Velocity at all points was computed by taking the maximum velocity permitted by lateral acceleration and the velocity possible with the motor torque produced at that point. The lap time was calculated by assuming uniform acceleration between 2 adjacent points and computing time cumulatively. In addition, we performed iterations in the code with an estimated car mass to find the power needed in our accumulator and changed the estimated mass accordingly until the values converged.

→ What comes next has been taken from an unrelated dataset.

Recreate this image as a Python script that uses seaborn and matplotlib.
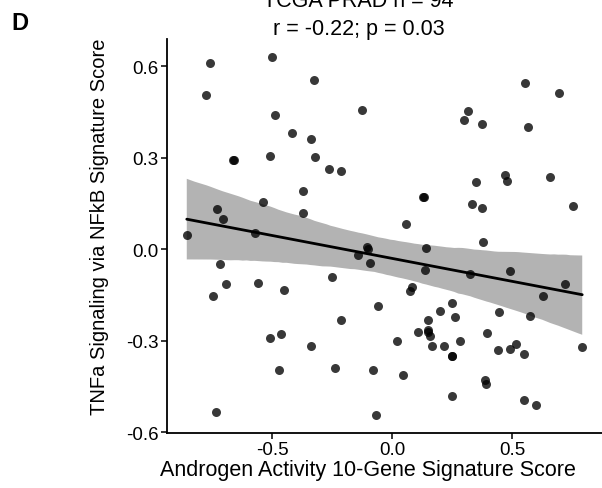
import numpy as np
import pandas as pd
import matplotlib
matplotlib.use("Agg")
import matplotlib.pyplot as plt
import seaborn as sns

# Data (TCGA PRAD, n = 94)
androgen_score = [
    -0.757, -0.502, -0.775, -0.488, -0.415, -0.340, -0.664, -0.659, -0.509, -0.371,
    -0.537, -0.730, -0.703, -0.372, -0.855, -0.571, -0.325, -0.124, -0.320, -0.264,
    -0.215, 0.127, 0.134, 0.058, 0.554, 0.694, 0.314, 0.300, 0.372, 0.566,
    0.471, 0.478, 0.349, 0.658, 0.332, 0.375, 0.754, 0.379, -0.715, -0.693,
    -0.558, -0.746, -0.451, -0.463, -0.508, -0.339, -0.472, -0.732, -0.105, -0.102,
    -0.143, -0.094, 0.142, 0.137, -0.251, 0.081, 0.073, -0.057, -0.212, 0.199,
    0.247, 0.148, 0.109, 0.149, 0.150, 0.158, 0.166, 0.217, 0.247, 0.251,
    0.019, -0.238, -0.078, 0.047, -0.069, 0.249, 0.324, 0.490, 0.718, 0.629,
    0.263, 0.446, 0.575, 0.395, 0.282, 0.517, 0.492, 0.440, 0.549, 0.791,
    0.386, 0.390, 0.550, 0.599,
]
tnfa_score = [
    0.611, 0.630, 0.506, 0.441, 0.380, 0.362, 0.294, 0.291, 0.304, 0.190,
    0.155, 0.133, 0.100, 0.119, 0.047, 0.053, 0.556, 0.457, 0.303, 0.263,
    0.257, 0.171, 0.171, 0.083, 0.544, 0.511, 0.454, 0.424, 0.410, 0.400,
    0.243, 0.225, 0.221, 0.238, 0.148, 0.134, 0.142, 0.023, -0.049, -0.114,
    -0.111, -0.155, -0.133, -0.278, -0.292, -0.319, -0.397, -0.534, 0.007, 0.001,
    -0.019, -0.045, 0.005, -0.069, -0.092, -0.125, -0.137, -0.187, -0.231, -0.203,
    -0.176, -0.231, -0.272, -0.265, -0.273, -0.285, -0.318, -0.318, -0.352, -0.352,
    -0.301, -0.391, -0.396, -0.413, -0.543, -0.481, -0.082, -0.072, -0.113, -0.154,
    -0.223, -0.207, -0.219, -0.275, -0.302, -0.310, -0.326, -0.332, -0.344, -0.321,
    -0.429, -0.442, -0.496, -0.510,
]
x_ticks = [-0.5, 0.0, 0.5]
y_ticks = [-0.6, -0.3, 0.0, 0.3, 0.6]
title_line1 = "TCGA PRAD n = 94"
title_line2 = "r = -0.22; p = 0.03"
x_label = "Androgen Activity 10-Gene Signature Score"
y_label = "TNFa Signaling via NFkB Signature Score"
panel_tag = "D"

df = pd.DataFrame({"androgen": androgen_score, "tnfa": tnfa_score})

sns.set_style("ticks")
plt.rcParams["font.family"] = ["Liberation Sans", "DejaVu Sans"]

W, H = 602, 489
fig = plt.figure(figsize=(W / 100, H / 100), dpi=100)
left_px, right_px, top_px, bottom_px = 167, 602, 40.2, 433.6
ax = fig.add_axes([left_px / W, 1 - bottom_px / H,
                   (right_px - left_px) / W, (bottom_px - top_px) / H])

# regression line + CI band
sns.regplot(data=df, x="androgen", y="tnfa", ax=ax, scatter=False, ci=95,
            seed=1, color="black", line_kws={"lw": 2.0, "zorder": 3})
for coll in ax.collections:
    coll.set_facecolor("#b3b3b3")
    coll.set_edgecolor("none")
    coll.set_alpha(1.0)
    coll.set_zorder(1)

sns.scatterplot(data=df, x="androgen", y="tnfa", ax=ax, color="black",
                alpha=0.78, s=42, linewidth=0, zorder=2)

xr = max(androgen_score) - min(androgen_score)
yr = max(tnfa_score) - min(tnfa_score)
ax.set_xlim(min(androgen_score) - 0.05 * xr, max(androgen_score) + 0.05 * xr)
ax.set_ylim(min(tnfa_score) - 0.05 * yr, max(tnfa_score) + 0.05 * yr)

ax.set_xticks(x_ticks)
ax.set_xticklabels([f"{t:.1f}" for t in x_ticks])
ax.set_yticks(y_ticks)
ax.set_yticklabels([f"{t:.1f}" for t in y_ticks])
ax.tick_params(axis="both", labelsize=13.5, length=4, width=1.1, color="black",
               labelcolor="black", pad=2)

for side in ["top", "right"]:
    ax.spines[side].set_visible(False)
for side in ["left", "bottom"]:
    ax.spines[side].set_color("black")
    ax.spines[side].set_linewidth(1.3)

ax.set_xlabel(x_label, fontsize=15.5, color="black")
ax.xaxis.set_label_coords(0.462, -0.068)
ax.set_ylabel(y_label, fontsize=14.5, color="black")
ax.yaxis.set_label_coords(-0.133, 0.525)

fig.text(358.5 / W, 1 - 7 / H, title_line1, ha="center", va="baseline",
         fontsize=15.5, color="black")
fig.text(358.5 / W, 1 - 34.5 / H, title_line2, ha="center", va="baseline",
         fontsize=15.5, color="black")
fig.text(19.5 / W, 1 - 23.5 / H, panel_tag, ha="center", va="center",
         fontsize=17, fontweight="bold", color="black")

fig.savefig("out.png", dpi=100)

The process, as mentioned above, appears intensive, but does this lead to any help in the actual design? The results from Lap simulation are used in different stages of the powertrain design. The speed and torque profiles for other motors with different final drive ratios are generated. This helps in the motor selection and final drive ratio optimization. Lap simulation results were also used in the thermal modeling of the accumulator, motor, and motor controllers. The voltage, current, and Depth of Discharge curves were also generated, which were used for accumulator design. The best point of the model yet is the flexibility it provides. Before starting the design, we can incorporate different mathematical phenomena into the system to extract the maximum information possible.

Is this the only way to go about doing this? No, but similarly, most student teams use simple techniques with python or Matlab codes, and some even attempt it with Excel. Looking beyond this, the professional teams also prefer to run their modifications on a model to assess their impact before making the change, thus saving time and effort. The significant difference between the two is the software used. They use professional lap time simulation software like ADAMS, VI-Grade, Dymola, and such.

That is not to say this is the end, and many exciting solutions have been found. For example, people have adapted a racing game, rFactor, to run their simulations. Essentially, these codes optimize the chassis setup and the electronics control strategies. While this may seem like only a skeletal replica of the car, it has become evident that it is one of the most vital design strategies employed by a team.